Top 5 Design Elements to Consider for Your New Kitchen

Posted: 23rd September 2019

Top 5 Design Elements to Consider for Your New Kitchen

Whether you’ve just moved house and can’t stand “her” kitchen or you’re renovating your home, here are 5 top design elements to consider when designing your new dream kitchen.

Sandra at our Stafford kitchen design studio is happy to work with you on your design and create the kitchen of your dreams that you will love and your friends will envy. Eagerly awaiting our new kitchen showroom in Staffordshire – FunkyWunkyDooDahs Inspired Designed Interiors can supply design and fit quality German made kitchens as well as British made kitchens. Here’s what Sandra has to share with you about kitchen design considerations.

Kitchen Design Tip 1 : Space planning –

The first consideration when investing in a new kitchen “is the current kitchen large enough for you?” If the answer is “yes” then that’s great news. If the answer is “no” – then how can you make the kitchen larger?

Could the kitchen be made larger by creating an extension, taking down a dividing wall to a dining room or utility room.

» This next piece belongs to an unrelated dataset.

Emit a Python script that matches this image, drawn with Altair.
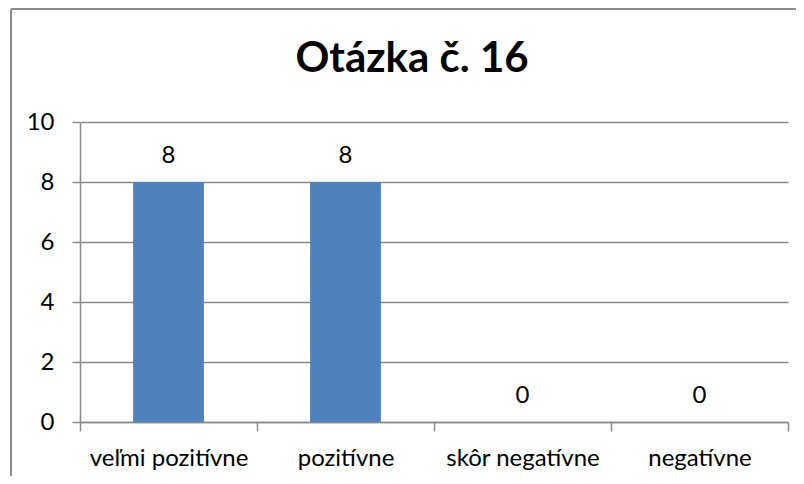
import altair as alt
import pandas as pd

categories = ["veľmi pozitívne", "pozitívne", "skôr negatívne", "negatívne"]
values = [8, 8, 0, 0]
title_text = "Otázka č. 16"
y_ticks = [0, 2, 4, 6, 8, 10]

df = pd.DataFrame({"kategoria": categories, "pocet": values})

GRAY = "#8c8c8c"
FONT = "Lato"

x_enc = alt.X(
    "kategoria:N",
    sort=categories,
    title=None,
    scale=alt.Scale(paddingInner=0, paddingOuter=0),
    axis=alt.Axis(
        labelAngle=0,
        tickBand="extent",
        grid=False,
        domainColor=GRAY,
        domainWidth=1.5,
        tickColor=GRAY,
        tickWidth=1.5,
        tickSize=9,
        labelFont=FONT,
        labelFontSize=24,
        labelColor="black",
        labelPadding=15,
    ),
)
y_enc = alt.Y(
    "pocet:Q",
    title=None,
    scale=alt.Scale(domain=[0, 10]),
    axis=alt.Axis(
        values=y_ticks,
        grid=True,
        gridColor=GRAY,
        gridWidth=1.5,
        domainColor=GRAY,
        domainWidth=1.5,
        tickColor=GRAY,
        tickWidth=1.5,
        tickSize=8,
        labelFont=FONT,
        labelFontSize=24,
        labelColor="black",
        labelPadding=18,
    ),
)

base = alt.Chart(df)
bars = base.mark_bar(color="#4F81BD", width=alt.RelativeBandSize(0.4)).encode(x=x_enc, y=y_enc)
labels = base.mark_text(font=FONT, fontSize=24, color="black", baseline="alphabetic", dy=-19).encode(
    x=alt.X("kategoria:N", sort=categories),
    y="pocet:Q",
    text="pocet:Q",
)

frame_df = pd.DataFrame({"a": [0]})
top_line = alt.Chart(frame_df).mark_rule(color=GRAY, strokeWidth=2).encode(
    x=alt.value(-69), x2=alt.value(730), y=alt.value(-113)
)
left_line = alt.Chart(frame_df).mark_rule(color=GRAY, strokeWidth=2).encode(
    x=alt.value(-69), y=alt.value(-113), y2=alt.value(380)
)
title_mark = alt.Chart(frame_df).mark_text(
    text=title_text,
    font=FONT,
    fontSize=42,
    fontWeight="bold",
    color="black",
    align="center",
    baseline="alphabetic",
).encode(x=alt.value(332), y=alt.value(-50))

chart = (
    alt.layer(bars, labels, top_line, left_line, title_mark)
    .properties(
        width=708,
        height=300,
        autosize=alt.AutoSizeParams(type="none"),
        padding={"left": 72, "top": 114, "right": 8, "bottom": 54},
        background="white",
    )
    .configure_view(stroke=None)
)

chart.save("out.html", embed_options={"renderer": "svg", "actions": False})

Or if removal of walls and or building a kitchen extension are not within budget, or not a practical solution for your home, would creating more kitchen storage , having a different layout and clearing worksurfaces make the kitchen feel more spacious?

Kitchen Design Tip 2: Function –

This may seem like a straight forward consideration and a straight forward answer could be “to cook in”. But more careful consideration of how you, or you and your family wish to use the room will help to develop a new kitchen design that will work for everyone.

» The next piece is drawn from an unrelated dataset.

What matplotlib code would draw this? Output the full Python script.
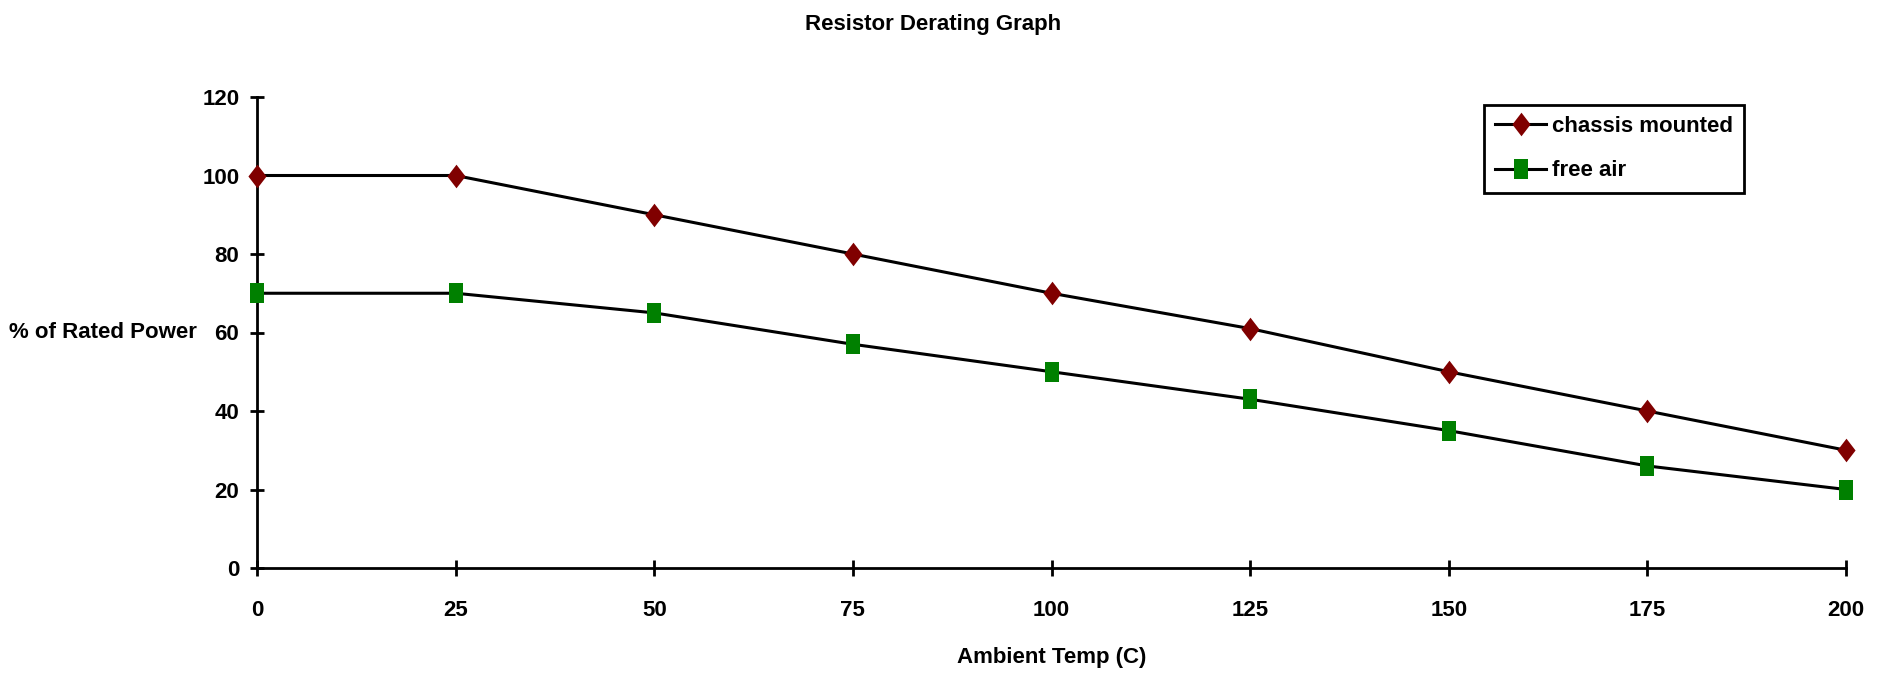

Is the kitchen simply for cooking in? A kitchen that can simply be a kitchen with a door closing it off from the dining room or rest of the house may work really well for single people or for couples.

However in family homes, the kitchen becomes more the heart of the home and opening the space to encompass a dining area and possibly a family space means that the  kitchen becomes a more functional and inclusive  area to all family members. So whilst the person is cooking they are able to keep an eye on younger children playing or encourage older children with home work or studying. For working people they may sit and work whilst watching the meal cooking to avoid cremating the food. Yes – we’ve all got distracted with emails and work and forgotten the dinner cooking away!

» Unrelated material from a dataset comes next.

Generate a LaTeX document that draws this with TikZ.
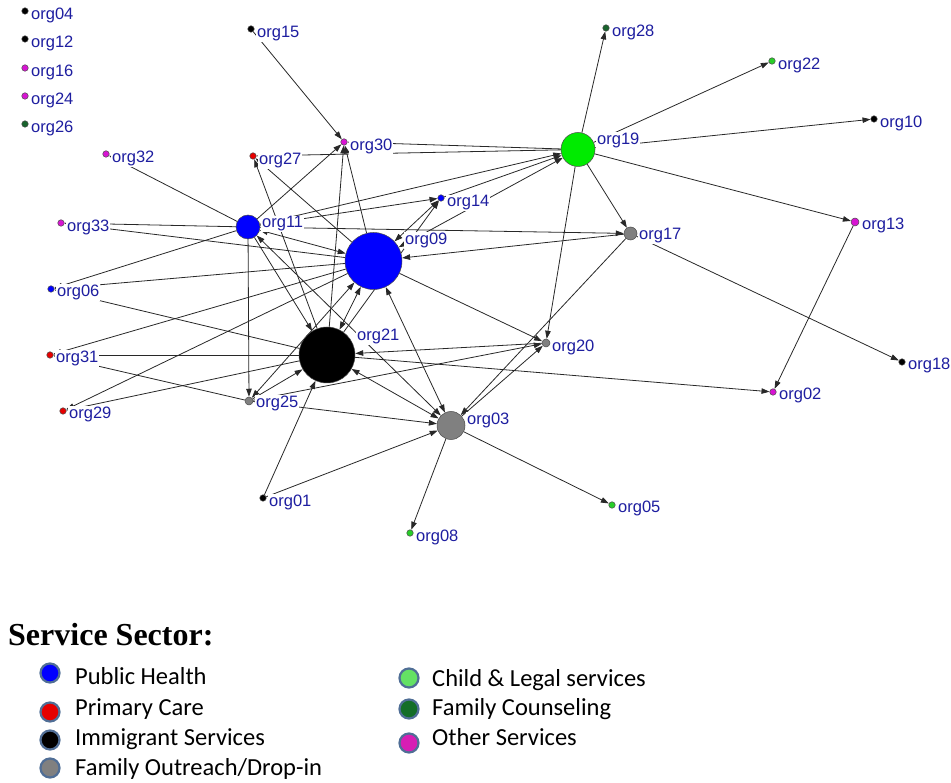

Kitchen Design Tip 3: Layout –

The layout of a kitchen is influenced by many factors and considering these will help to design a clever layout that really works for you and your family’s needs.

For example – the position of the windows, the size of the windows and the view from the window will influence the layout. Traditionally the kitchen sink is placed under the window as much time was spent washing up and the person doing the dishwashing could enjoy the view of the garden. However with the advent of the marvellous dishwasher and the majority of homes using one – how much time is spent at the kitchen sink?

Could the view be more appreciated whilst sitting doing a few more emails whilst the dinner is cooking? Now we are not saying “do not put the kitchen sink under the window” – but what we’re saying is that we work with you to consider the layout and how you use your kitchen to create a kitchen that really works for you.

Some simple considerations on lay out are the proximity of the sink to the kettle (unless you have a boiler tap at the sink)  to the mug or cup, tea and coffee storage as well as the fridge. The proximity of dishwasher to the sink and the storage of plates and cutlery for speed of unloading the dishwasher. The position of the oven and hob near to the fridge , in relation to the good work surface area for hot saucepans and casserole dishes and utensil storage.

Kitchen Design Tip 4: Practicality

By looking at the people, children and possibly pets that use the kitchen will all help to determine the influence on the practical aspects of the kitchen from function to durability to ease of cleaning. Slab or flat surfaced doors and draw fronts may be eaiser and quicker to clean than moulded door or draw fronts. High gloss may show finger prints more so consideration to the type finish is important. A matt finish or even finger print resistant finishes are available in many of the kitchen doors and draw fronts that we use as well as work surfaces. Granite is a popular choice but may require more polishing than quartz and may be less durable than quartz or ceramic work tops.

Kitchen Design Tip 5: Look

Start with the end in mind.

The look or style of the kitchen may also be influenced by the house type or style of property, as well as the personal preferences of the people who live in the home. When designing a kitchen by starting with the end in mind we always consider your  personal style of furniture and how to blend and mix this with the kitchen style selected to create a cohesive and stylish home. The danger of not starting with the end in mind is the creation of a disjointed mish-mash of rooms with different styles and a home that does not flow well from room to room.

Traditional and contemporary kitchens can be made more interesting by adding a mix of open shelves, glass cabinets or display cabinets to break up blocky looking cabinets. They also add more depth to the kitchen making it feel larger too. Considering taking storage to the ceiling can be a good use of space – but careful kitchen design can make this look great as well as being functional and practical too.